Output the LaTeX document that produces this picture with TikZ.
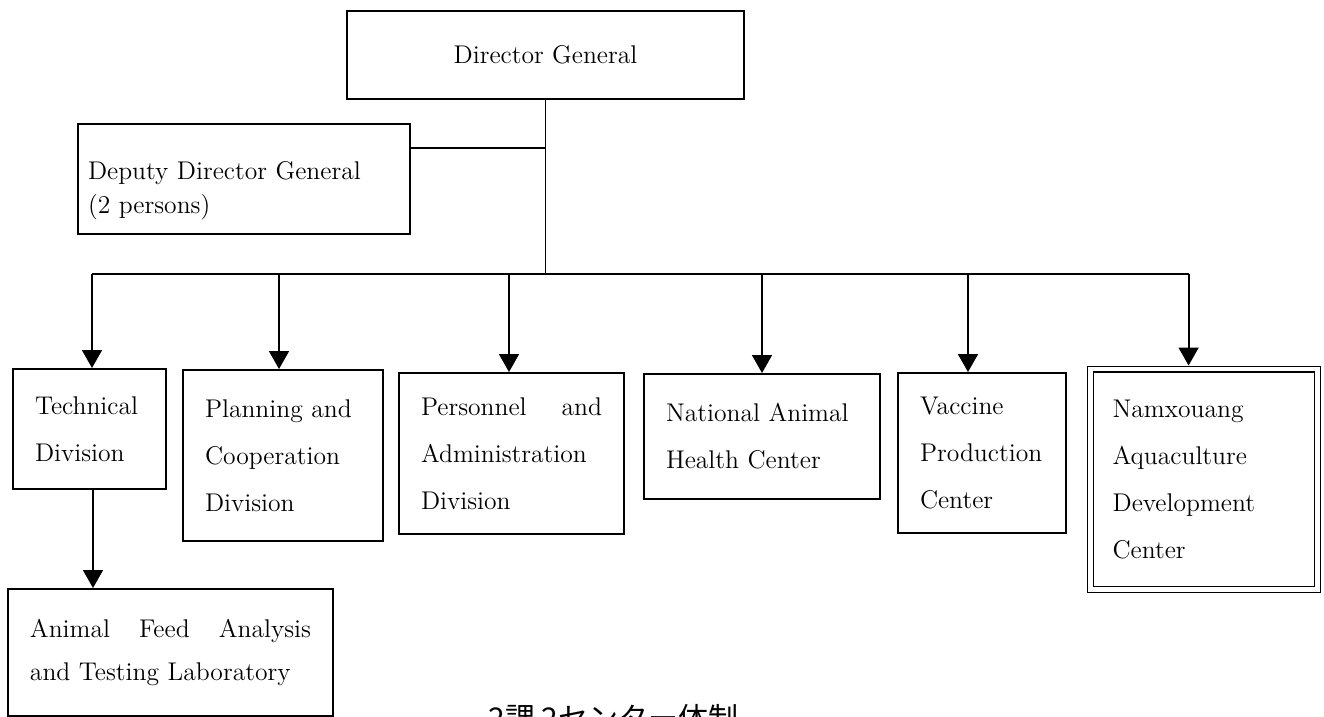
\documentclass[tikz,border=0pt]{standalone}
\usepackage{fontspec}
\newfontfamily\cjkfont{Noto Sans CJK JP}
\usetikzlibrary{arrows.meta}
\newcommand\mainfnt{\fontsize{12.8}{23.5}\selectfont}
\begin{document}
\begin{tikzpicture}[x=0.5pt,y=-0.5pt,
  box/.style={draw, line width=1pt, inner xsep=11pt, inner ysep=0pt,
    anchor=north west, align=left, font=\mainfnt},
  conn/.style={line width=0.9pt},
  arr/.style={line width=0.9pt, -{Triangle[width=10pt,length=9pt]}}]
\fill[white] (0,0) rectangle (1324,717);
\useasboundingbox (0,0) rectangle (1324,717);

% boxes
\node[box, align=center, minimum width=198.5pt, minimum height=44pt] (dg) at (346,10) {Director General};
\node[box, inner xsep=5pt, text width=156pt, minimum height=55pt,
  font=\fontsize{12.8}{17}\selectfont] (dep) at (77,123)
  {\rule{0pt}{21pt}Deputy Director General\\(2 persons)};
\node[box, text width=54.5pt, minimum height=60pt] (tech) at (12,368) {Technical\\Division};
\node[box, text width=78pt, minimum height=85.5pt] (plan) at (182,369) {Planning and\\Cooperation\\Division};
\node[box, text width=90.5pt, minimum height=80.5pt] (pers) at (398,372) {Personnel\hfill and\\Administration\\Division};
\node[box, text width=96pt, minimum height=62.5pt] (nahc) at (643,373) {National Animal\\Health Center};
\node[box, text width=62pt, minimum height=80pt] (vac) at (897,372) {Vaccine\\Production\\Center};
\node[box, double, double distance=2.2pt, line width=0.6pt, text width=91.5pt,
  minimum width=113.5pt, minimum height=110.25pt] (nam) at (1090,368.5)
  {Namxouang\\Aquaculture\\Development\\Center};
\node[box, text width=140.5pt, minimum height=63.5pt,
  font=\fontsize{12.8}{21.5}\selectfont] (feed) at (7,588)
  {Animal\hfill Feed\hfill Analysis\\and Testing Laboratory};

% connectors
\coordinate (bus) at (544,274);
\coordinate (dj) at (544,148);
\draw[conn] (dg.south) -- (dg.south |- bus);
\draw[conn] (dep.east |- dj) -- (dg.south |- dj);
\draw[conn] ([xshift=1.25pt]tech.north |- bus) -- ([xshift=-7.75pt]nam.north |- bus);
\draw[arr] ([xshift=1.25pt]tech.north |- bus) -- ([xshift=1.25pt]tech.north);
\draw[arr] ([xshift=-2pt]plan.north |- bus) -- ([xshift=-2pt]plan.north);
\draw[arr] ([xshift=-1.25pt]pers.north |- bus) -- ([xshift=-1.25pt]pers.north);
\draw[arr] (nahc.north |- bus) -- (nahc.north);
\draw[arr] ([xshift=-7pt]vac.north |- bus) -- ([xshift=-7pt]vac.north);
\draw[arr] ([xshift=-7.75pt]nam.north |- bus) -- ([xshift=-7.75pt,yshift=1.5pt]nam.north);
\draw[arr] ([xshift=1.75pt]tech.south) -- ([xshift=1.75pt]tech.south |- feed.north);

% caption (cut off at the bottom edge)
\node[anchor=north west, inner sep=0pt, font=\cjkfont\fontsize{15}{15}\selectfont] (cap) at (488,704) {2課 2センター体制};
\end{tikzpicture}
\end{document}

• **Given problem**: Each line of the data should be quoted exactly, with pictures left out.

• **Task answer**:
Output the LaTeX document that produces this picture with TikZ.
\documentclass[tikz,border=0pt]{standalone}
\usepackage{fontspec}
\newfontfamily\cjkfont{Noto Sans CJK JP}
\usetikzlibrary{arrows.meta}
\newcommand\mainfnt{\fontsize{12.8}{23.5}\selectfont}
\begin{document}
\begin{tikzpicture}[x=0.5pt,y=-0.5pt,
  box/.style={draw, line width=1pt, inner xsep=11pt, inner ysep=0pt,
    anchor=north west, align=left, font=\mainfnt},
  conn/.style={line width=0.9pt},
  arr/.style={line width=0.9pt, -{Triangle[width=10pt,length=9pt]}}]
\fill[white] (0,0) rectangle (1324,717);
\useasboundingbox (0,0) rectangle (1324,717);

% boxes
\node[box, align=center, minimum width=198.5pt, minimum height=44pt] (dg) at (346,10) {Director General};
\node[box, inner xsep=5pt, text width=156pt, minimum height=55pt,
  font=\fontsize{12.8}{17}\selectfont] (dep) at (77,123)
  {\rule{0pt}{21pt}Deputy Director General\\(2 persons)};
\node[box, text width=54.5pt, minimum height=60pt] (tech) at (12,368) {Technical\\Division};
\node[box, text width=78pt, minimum height=85.5pt] (plan) at (182,369) {Planning and\\Cooperation\\Division};
\node[box, text width=90.5pt, minimum height=80.5pt] (pers) at (398,372) {Personnel\hfill and\\Administration\\Division};
\node[box, text width=96pt, minimum height=62.5pt] (nahc) at (643,373) {National Animal\\Health Center};
\node[box, text width=62pt, minimum height=80pt] (vac) at (897,372) {Vaccine\\Production\\Center};
\node[box, double, double distance=2.2pt, line width=0.6pt, text width=91.5pt,
  minimum width=113.5pt, minimum height=110.25pt] (nam) at (1090,368.5)
  {Namxouang\\Aquaculture\\Development\\Center};
\node[box, text width=140.5pt, minimum height=63.5pt,
  font=\fontsize{12.8}{21.5}\selectfont] (feed) at (7,588)
  {Animal\hfill Feed\hfill Analysis\\and Testing Laboratory};

% connectors
\coordinate (bus) at (544,274);
\coordinate (dj) at (544,148);
\draw[conn] (dg.south) -- (dg.south |- bus);
\draw[conn] (dep.east |- dj) -- (dg.south |- dj);
\draw[conn] ([xshift=1.25pt]tech.north |- bus) -- ([xshift=-7.75pt]nam.north |- bus);
\draw[arr] ([xshift=1.25pt]tech.north |- bus) -- ([xshift=1.25pt]tech.north);
\draw[arr] ([xshift=-2pt]plan.north |- bus) -- ([xshift=-2pt]plan.north);
\draw[arr] ([xshift=-1.25pt]pers.north |- bus) -- ([xshift=-1.25pt]pers.north);
\draw[arr] (nahc.north |- bus) -- (nahc.north);
\draw[arr] ([xshift=-7pt]vac.north |- bus) -- ([xshift=-7pt]vac.north);
\draw[arr] ([xshift=-7.75pt]nam.north |- bus) -- ([xshift=-7.75pt,yshift=1.5pt]nam.north);
\draw[arr] ([xshift=1.75pt]tech.south) -- ([xshift=1.75pt]tech.south |- feed.north);

% caption (cut off at the bottom edge)
\node[anchor=north west, inner sep=0pt, font=\cjkfont\fontsize{15}{15}\selectfont] (cap) at (488,704) {2課 2センター体制};
\end{tikzpicture}
\end{document}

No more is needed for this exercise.